--- THE REQUEST ---
Give back exactly the lines from the one with "Write a component" through the one with "const pairs = (xs: number[], ys: number[])", inclusive, without the images.
** Begin LISTED ENTRIES **
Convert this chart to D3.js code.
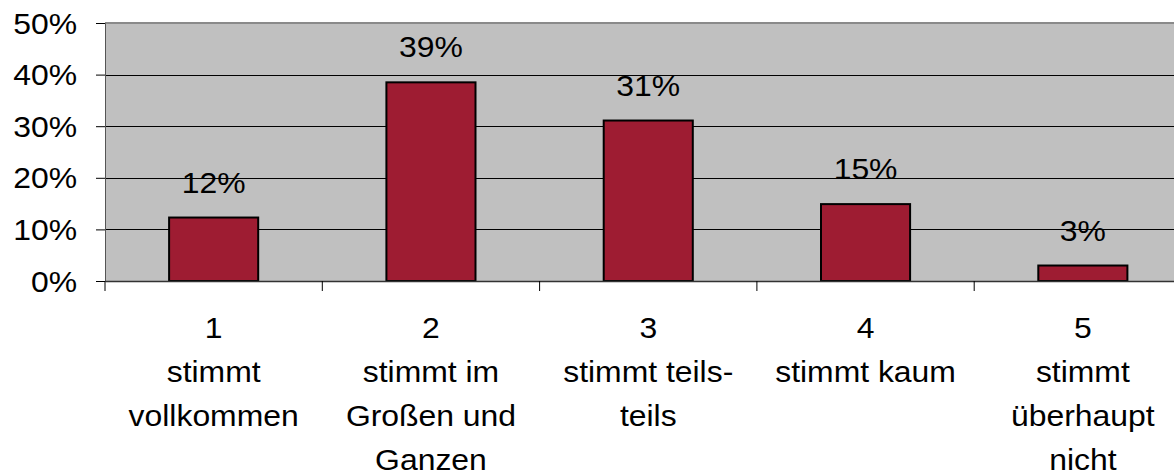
** End LISTED ENTRIES **
** Begin LISTED ENTRIES **
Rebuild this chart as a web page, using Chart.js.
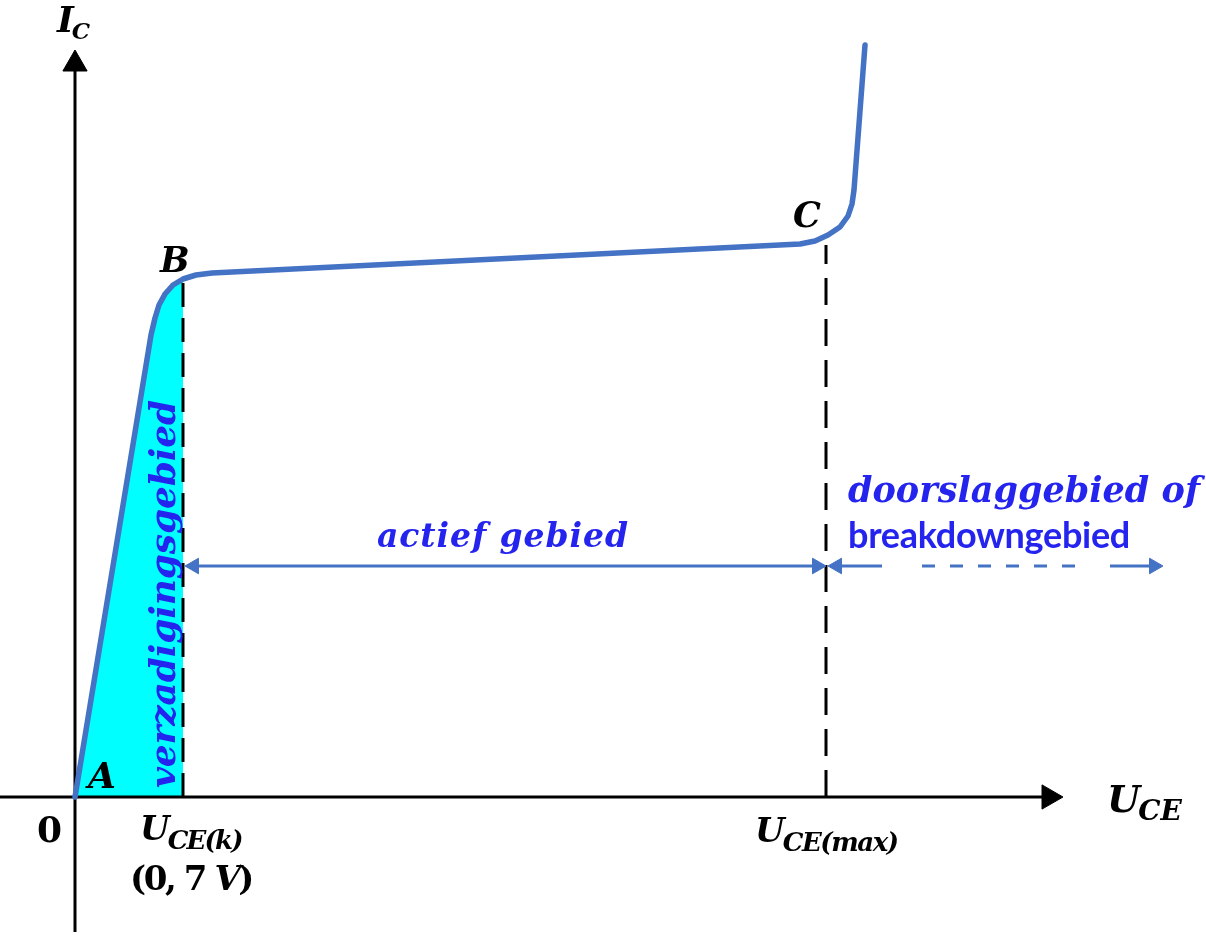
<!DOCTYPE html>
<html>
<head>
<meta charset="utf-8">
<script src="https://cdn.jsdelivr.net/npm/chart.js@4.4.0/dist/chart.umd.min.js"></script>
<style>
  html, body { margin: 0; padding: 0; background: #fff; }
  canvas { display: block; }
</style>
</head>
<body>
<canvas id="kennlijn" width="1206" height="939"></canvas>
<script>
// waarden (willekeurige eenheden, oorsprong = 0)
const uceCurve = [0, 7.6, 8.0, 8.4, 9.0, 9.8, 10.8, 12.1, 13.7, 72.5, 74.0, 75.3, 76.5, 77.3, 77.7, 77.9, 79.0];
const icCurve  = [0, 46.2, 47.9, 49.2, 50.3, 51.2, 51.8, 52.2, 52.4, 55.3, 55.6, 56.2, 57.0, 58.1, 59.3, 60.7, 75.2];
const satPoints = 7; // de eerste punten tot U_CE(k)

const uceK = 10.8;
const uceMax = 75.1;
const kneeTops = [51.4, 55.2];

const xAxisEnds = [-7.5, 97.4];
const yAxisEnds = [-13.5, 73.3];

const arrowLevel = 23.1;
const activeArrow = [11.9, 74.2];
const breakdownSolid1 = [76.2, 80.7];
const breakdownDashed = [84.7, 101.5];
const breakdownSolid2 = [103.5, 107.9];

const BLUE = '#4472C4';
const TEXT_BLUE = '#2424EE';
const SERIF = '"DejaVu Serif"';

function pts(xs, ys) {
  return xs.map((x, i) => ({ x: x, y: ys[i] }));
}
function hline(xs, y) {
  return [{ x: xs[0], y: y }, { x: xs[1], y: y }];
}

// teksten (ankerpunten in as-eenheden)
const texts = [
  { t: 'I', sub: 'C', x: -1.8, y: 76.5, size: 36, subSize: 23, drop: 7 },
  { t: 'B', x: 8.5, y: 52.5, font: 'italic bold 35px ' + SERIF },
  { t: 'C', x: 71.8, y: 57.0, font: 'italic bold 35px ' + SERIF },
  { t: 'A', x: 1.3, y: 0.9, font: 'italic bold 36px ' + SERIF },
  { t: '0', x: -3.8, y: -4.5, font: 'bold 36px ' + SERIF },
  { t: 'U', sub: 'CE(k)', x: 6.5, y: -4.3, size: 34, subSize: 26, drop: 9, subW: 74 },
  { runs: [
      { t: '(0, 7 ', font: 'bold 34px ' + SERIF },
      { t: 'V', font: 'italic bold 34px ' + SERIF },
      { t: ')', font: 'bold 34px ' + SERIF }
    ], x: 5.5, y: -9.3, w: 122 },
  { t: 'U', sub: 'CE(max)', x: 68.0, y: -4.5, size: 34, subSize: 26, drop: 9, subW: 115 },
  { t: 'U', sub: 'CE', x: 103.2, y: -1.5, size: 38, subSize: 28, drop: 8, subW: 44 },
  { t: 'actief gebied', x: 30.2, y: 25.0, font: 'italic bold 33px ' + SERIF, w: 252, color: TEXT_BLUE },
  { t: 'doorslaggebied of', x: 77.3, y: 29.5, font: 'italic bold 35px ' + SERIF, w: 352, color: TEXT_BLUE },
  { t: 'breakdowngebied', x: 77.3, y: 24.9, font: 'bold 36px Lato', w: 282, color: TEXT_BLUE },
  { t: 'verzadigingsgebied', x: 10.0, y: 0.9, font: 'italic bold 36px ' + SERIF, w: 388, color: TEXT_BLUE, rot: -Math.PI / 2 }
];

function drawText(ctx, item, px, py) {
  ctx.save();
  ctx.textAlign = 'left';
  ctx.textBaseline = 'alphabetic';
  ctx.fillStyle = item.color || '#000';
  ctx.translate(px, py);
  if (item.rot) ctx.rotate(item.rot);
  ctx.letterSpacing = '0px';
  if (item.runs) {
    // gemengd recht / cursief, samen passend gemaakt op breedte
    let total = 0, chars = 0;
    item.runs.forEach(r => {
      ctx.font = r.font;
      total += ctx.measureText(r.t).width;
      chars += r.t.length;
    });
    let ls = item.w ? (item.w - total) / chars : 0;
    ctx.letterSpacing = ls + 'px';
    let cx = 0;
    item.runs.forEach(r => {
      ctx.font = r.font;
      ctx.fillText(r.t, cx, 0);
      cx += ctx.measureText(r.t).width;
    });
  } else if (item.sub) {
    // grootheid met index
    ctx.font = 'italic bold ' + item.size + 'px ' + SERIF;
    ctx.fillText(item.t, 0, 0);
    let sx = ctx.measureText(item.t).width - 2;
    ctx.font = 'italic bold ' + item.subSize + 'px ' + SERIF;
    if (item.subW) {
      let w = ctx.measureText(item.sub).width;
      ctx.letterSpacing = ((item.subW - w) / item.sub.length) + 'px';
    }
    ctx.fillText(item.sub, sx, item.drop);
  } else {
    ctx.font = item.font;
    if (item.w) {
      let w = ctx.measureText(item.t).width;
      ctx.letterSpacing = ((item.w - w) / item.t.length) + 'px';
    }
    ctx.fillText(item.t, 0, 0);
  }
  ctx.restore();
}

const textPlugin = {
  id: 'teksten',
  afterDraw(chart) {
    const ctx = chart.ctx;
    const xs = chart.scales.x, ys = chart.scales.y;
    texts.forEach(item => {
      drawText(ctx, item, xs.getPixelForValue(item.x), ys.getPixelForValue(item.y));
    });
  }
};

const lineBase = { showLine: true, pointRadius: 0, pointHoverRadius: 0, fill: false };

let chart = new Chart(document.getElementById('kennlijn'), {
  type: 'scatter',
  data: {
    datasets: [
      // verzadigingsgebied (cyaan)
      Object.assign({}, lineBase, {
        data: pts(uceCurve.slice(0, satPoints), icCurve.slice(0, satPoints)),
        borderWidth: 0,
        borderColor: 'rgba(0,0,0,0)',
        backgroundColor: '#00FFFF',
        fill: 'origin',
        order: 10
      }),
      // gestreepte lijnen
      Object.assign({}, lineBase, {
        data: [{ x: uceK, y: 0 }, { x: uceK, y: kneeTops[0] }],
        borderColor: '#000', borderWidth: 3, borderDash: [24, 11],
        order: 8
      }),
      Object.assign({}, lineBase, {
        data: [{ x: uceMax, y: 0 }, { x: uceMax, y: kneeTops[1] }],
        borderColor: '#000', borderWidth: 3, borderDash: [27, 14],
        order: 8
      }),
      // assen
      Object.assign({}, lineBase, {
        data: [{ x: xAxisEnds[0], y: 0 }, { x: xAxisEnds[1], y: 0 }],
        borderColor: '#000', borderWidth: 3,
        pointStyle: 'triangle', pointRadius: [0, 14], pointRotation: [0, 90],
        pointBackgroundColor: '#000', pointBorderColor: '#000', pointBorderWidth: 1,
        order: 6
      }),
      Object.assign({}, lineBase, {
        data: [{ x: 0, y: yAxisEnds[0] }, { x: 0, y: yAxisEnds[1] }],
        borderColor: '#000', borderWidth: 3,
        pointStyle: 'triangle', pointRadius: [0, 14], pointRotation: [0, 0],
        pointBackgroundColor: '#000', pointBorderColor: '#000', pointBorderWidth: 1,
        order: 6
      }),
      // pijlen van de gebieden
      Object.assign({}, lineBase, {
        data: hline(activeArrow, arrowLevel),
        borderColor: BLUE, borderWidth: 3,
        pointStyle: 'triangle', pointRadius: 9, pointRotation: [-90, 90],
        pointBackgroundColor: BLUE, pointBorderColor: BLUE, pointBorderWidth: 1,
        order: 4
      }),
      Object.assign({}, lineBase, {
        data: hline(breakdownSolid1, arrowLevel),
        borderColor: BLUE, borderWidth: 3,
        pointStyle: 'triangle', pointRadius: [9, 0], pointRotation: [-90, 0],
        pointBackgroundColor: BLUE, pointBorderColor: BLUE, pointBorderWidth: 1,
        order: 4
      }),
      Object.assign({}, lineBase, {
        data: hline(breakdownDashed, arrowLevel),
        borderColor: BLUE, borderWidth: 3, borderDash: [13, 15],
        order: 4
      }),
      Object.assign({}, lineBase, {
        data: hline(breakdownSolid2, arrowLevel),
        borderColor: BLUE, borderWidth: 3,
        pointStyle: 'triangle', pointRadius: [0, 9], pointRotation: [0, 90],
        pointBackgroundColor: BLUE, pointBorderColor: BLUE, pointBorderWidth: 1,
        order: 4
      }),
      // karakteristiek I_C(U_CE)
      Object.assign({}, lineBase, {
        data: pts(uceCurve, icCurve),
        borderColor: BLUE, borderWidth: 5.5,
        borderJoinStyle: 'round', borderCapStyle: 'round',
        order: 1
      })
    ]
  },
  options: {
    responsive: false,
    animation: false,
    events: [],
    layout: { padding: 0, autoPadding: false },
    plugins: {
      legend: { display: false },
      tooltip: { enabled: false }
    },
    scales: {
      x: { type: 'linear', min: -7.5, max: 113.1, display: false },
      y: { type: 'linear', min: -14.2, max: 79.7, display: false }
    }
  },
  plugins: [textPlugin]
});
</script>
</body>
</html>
** End LISTED ENTRIES **
** Begin LISTED ENTRIES **
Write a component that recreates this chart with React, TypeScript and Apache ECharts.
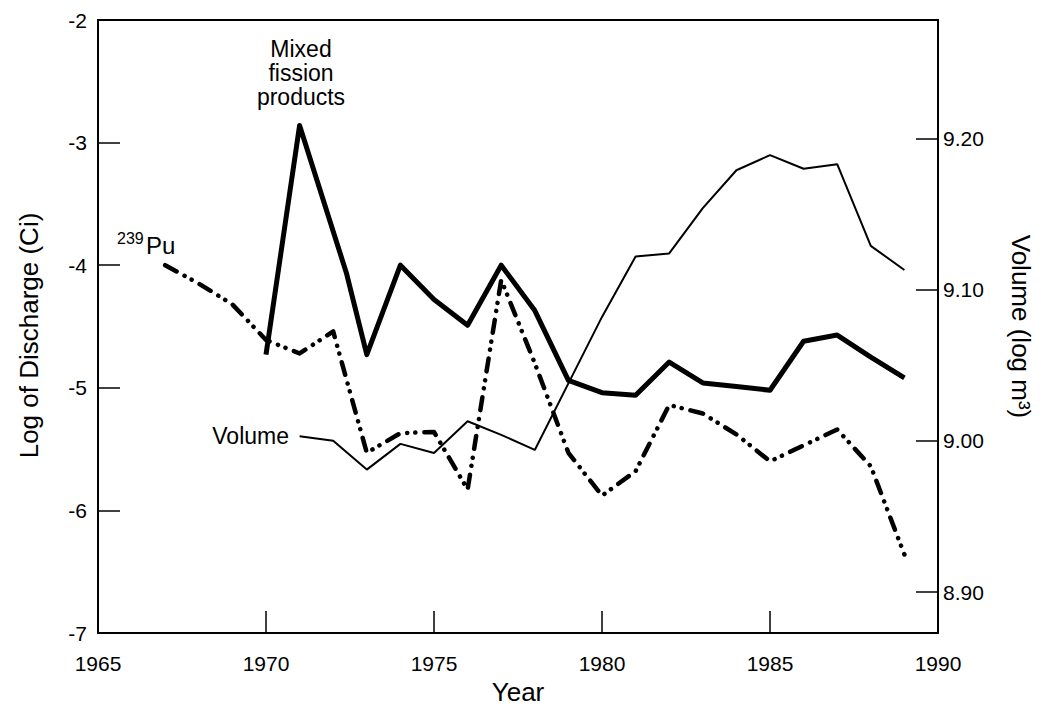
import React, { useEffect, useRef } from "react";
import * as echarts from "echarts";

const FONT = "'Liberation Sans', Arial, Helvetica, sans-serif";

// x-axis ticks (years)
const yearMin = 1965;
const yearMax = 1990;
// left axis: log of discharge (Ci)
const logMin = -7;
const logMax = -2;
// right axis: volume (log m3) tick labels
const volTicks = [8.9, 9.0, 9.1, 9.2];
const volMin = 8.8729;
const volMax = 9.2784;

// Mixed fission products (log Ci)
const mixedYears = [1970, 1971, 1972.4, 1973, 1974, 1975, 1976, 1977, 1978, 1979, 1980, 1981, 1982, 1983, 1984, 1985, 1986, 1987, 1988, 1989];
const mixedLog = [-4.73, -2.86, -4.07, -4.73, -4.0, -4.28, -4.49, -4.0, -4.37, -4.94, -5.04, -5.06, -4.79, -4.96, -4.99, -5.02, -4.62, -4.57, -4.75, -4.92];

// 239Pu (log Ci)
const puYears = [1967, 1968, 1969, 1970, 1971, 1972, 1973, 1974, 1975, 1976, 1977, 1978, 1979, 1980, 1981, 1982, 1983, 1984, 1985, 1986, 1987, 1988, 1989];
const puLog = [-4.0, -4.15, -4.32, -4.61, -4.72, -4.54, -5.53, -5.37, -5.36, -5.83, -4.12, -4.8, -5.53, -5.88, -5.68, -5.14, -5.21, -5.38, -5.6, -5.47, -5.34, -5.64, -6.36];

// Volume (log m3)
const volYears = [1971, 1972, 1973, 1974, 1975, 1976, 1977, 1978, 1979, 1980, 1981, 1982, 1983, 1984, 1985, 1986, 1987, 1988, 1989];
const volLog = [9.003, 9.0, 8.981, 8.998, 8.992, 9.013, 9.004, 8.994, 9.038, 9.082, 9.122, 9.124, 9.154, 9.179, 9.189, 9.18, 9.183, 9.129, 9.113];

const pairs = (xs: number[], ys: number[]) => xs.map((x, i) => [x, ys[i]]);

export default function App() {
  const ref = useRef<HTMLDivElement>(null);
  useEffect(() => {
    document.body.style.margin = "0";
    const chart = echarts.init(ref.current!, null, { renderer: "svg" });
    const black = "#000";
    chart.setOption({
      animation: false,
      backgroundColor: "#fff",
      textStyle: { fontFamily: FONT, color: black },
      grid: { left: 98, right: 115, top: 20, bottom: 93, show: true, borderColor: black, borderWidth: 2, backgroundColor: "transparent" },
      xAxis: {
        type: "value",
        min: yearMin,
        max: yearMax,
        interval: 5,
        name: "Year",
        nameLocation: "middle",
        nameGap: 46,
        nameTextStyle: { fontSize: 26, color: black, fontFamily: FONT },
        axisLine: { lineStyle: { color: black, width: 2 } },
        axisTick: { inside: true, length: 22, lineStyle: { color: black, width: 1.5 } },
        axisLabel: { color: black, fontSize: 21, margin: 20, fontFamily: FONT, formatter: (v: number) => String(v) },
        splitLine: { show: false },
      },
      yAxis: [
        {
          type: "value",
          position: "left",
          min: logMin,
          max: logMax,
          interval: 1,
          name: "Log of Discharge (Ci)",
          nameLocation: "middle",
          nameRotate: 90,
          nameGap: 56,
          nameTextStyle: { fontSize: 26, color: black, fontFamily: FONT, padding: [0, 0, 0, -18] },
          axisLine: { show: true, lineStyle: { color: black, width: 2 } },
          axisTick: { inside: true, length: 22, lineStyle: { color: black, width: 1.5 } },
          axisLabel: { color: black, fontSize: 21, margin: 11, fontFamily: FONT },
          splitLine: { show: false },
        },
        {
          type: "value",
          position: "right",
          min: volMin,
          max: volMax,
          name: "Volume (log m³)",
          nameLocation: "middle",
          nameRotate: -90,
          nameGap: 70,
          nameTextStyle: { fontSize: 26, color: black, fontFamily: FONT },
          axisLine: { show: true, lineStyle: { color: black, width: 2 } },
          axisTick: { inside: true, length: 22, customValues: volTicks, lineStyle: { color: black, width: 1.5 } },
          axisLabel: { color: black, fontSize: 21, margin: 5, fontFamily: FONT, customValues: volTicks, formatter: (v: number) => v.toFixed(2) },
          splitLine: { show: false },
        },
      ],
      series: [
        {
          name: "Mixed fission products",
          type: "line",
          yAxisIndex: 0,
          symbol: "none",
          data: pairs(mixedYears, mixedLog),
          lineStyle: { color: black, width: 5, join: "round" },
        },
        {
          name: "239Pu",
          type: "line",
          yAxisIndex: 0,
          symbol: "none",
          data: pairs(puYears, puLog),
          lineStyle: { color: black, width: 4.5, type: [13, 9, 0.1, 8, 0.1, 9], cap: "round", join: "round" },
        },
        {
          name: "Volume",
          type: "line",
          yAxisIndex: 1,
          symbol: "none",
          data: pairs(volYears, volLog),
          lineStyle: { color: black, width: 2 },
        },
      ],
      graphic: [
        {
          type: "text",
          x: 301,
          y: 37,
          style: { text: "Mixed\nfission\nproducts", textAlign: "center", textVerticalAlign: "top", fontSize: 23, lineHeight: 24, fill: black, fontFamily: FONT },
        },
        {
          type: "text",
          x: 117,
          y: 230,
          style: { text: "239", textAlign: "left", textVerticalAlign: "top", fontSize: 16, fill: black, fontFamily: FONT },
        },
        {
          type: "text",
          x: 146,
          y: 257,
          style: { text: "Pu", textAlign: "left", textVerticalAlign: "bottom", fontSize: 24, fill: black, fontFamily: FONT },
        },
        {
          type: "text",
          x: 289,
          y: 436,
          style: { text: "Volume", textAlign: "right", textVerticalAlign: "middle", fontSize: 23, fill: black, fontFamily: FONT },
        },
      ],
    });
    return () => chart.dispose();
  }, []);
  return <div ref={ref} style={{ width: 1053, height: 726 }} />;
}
** End LISTED ENTRIES **
--- RESULT FOR THIS TASK ---
Write a component that recreates this chart with React, TypeScript and Apache ECharts.
import React, { useEffect, useRef } from "react";
import * as echarts from "echarts";

const FONT = "'Liberation Sans', Arial, Helvetica, sans-serif";

// x-axis ticks (years)
const yearMin = 1965;
const yearMax = 1990;
// left axis: log of discharge (Ci)
const logMin = -7;
const logMax = -2;
// right axis: volume (log m3) tick labels
const volTicks = [8.9, 9.0, 9.1, 9.2];
const volMin = 8.8729;
const volMax = 9.2784;

// Mixed fission products (log Ci)
const mixedYears = [1970, 1971, 1972.4, 1973, 1974, 1975, 1976, 1977, 1978, 1979, 1980, 1981, 1982, 1983, 1984, 1985, 1986, 1987, 1988, 1989];
const mixedLog = [-4.73, -2.86, -4.07, -4.73, -4.0, -4.28, -4.49, -4.0, -4.37, -4.94, -5.04, -5.06, -4.79, -4.96, -4.99, -5.02, -4.62, -4.57, -4.75, -4.92];

// 239Pu (log Ci)
const puYears = [1967, 1968, 1969, 1970, 1971, 1972, 1973, 1974, 1975, 1976, 1977, 1978, 1979, 1980, 1981, 1982, 1983, 1984, 1985, 1986, 1987, 1988, 1989];
const puLog = [-4.0, -4.15, -4.32, -4.61, -4.72, -4.54, -5.53, -5.37, -5.36, -5.83, -4.12, -4.8, -5.53, -5.88, -5.68, -5.14, -5.21, -5.38, -5.6, -5.47, -5.34, -5.64, -6.36];

// Volume (log m3)
const volYears = [1971, 1972, 1973, 1974, 1975, 1976, 1977, 1978, 1979, 1980, 1981, 1982, 1983, 1984, 1985, 1986, 1987, 1988, 1989];
const volLog = [9.003, 9.0, 8.981, 8.998, 8.992, 9.013, 9.004, 8.994, 9.038, 9.082, 9.122, 9.124, 9.154, 9.179, 9.189, 9.18, 9.183, 9.129, 9.113];

const pairs = (xs: number[], ys: number[]) => xs.map((x, i) => [x, ys[i]]);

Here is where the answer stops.